# Homework Help: Optical Phonons and Monatomic Model

1. Apr 21, 2007

### WolfOfTheSteps

1. The problem statement, all variables and given/known data

Explain why there is no optical phonon in the dispersion curve for the one-dimensional monatomic chain of atoms.

3. The attempt at a solution

I am completely confused. I know that optical phonons get their name because when an array of 2 atoms of different charge oscillate they are eloctramagnetically active and can absorbe or emit infrared radiation.

So I could say optical phonons are impossible for monatomic chains because you would need two atoms of different charge to get phonons.

But, I think that is wrong. Because elsewhere I read that optical phonons are described by oscillations about a center of mass, while acoustic phonons are described by a translation of the center of mass. This must imply that monatomic chains cannot have oscillations about the atom pair's centers of mass. So now I'm thinking there must be some reason why two atoms of the same mass cannot oscillate about their center of mass....

But I have no idea what that reason would be! Just imagining two balls connected by a spring, it seems that they can oscillate about this center.

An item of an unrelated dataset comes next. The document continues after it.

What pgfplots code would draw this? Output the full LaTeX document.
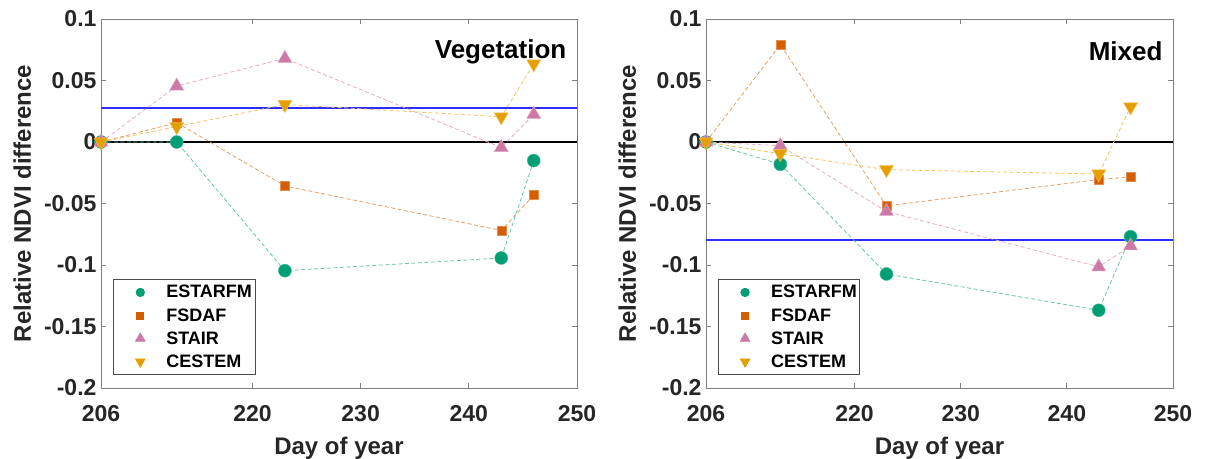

Any help would be greatly appreciated!

2. Apr 22, 2007

### christianjb

A phonon branch is optical if its w-k curve intersects the w-k curve of a photon.

The photon has w/k=c, so w=ck. Essentially that's just a vertical line in an w-k graph, so any phonon branch that has w not equal to 0 as k-> 0 will be optically active.

3. Apr 22, 2007

### Dr Transport

Optical phonons are seen when there is an induced dipole moment, i.e. when two masses of different charge oscillate out of phase

4. Apr 22, 2007

### WolfOfTheSteps

That's just the problem. When I use my book's equation for the diatomic model, and make the masses the same, (Essentially reducing the diatomic model to monatomic... this is what a hint to a follow up problem says to do) I get two curves, one of which goes to 0 as k->0 but the other goes to a maximum at k->0. This is what I'm working with:

$$\omega_{\pm}^2 = C\left(\frac{M_1 + M_2}{M_1M_2}\right)\left[1 \pm \sqrt{1 - \frac{2M_1M_2}{(M_1+M_2)^2}(1-cos(ka))}\right]$$

If I let $M_1=M_2=M$ and do a good bit of algebraic simplification, I eventually get the following two functions:

$$\omega_- = \sqrt{\frac{4C}{M}}\left|sin(\frac{ka}{4})\right|$$

and

$$\omega_+ = \sqrt{\frac{4C}{M}}\left|cos(\frac{ka}{4})\right|$$

But $\omega_+$ is a cosine, so it is maximum at k=0!!

What the heck?? I am completely confounded. Do you have any idea what I'm doing wrong?

Thanks again.

Last edited: Apr 22, 2007
5. Apr 23, 2007

### neu

the spacing for the diatomic model is double that of the mononatomic model, so just making M1=M2 does not work. (double spacing in real space -> half spacing in reciprocal space)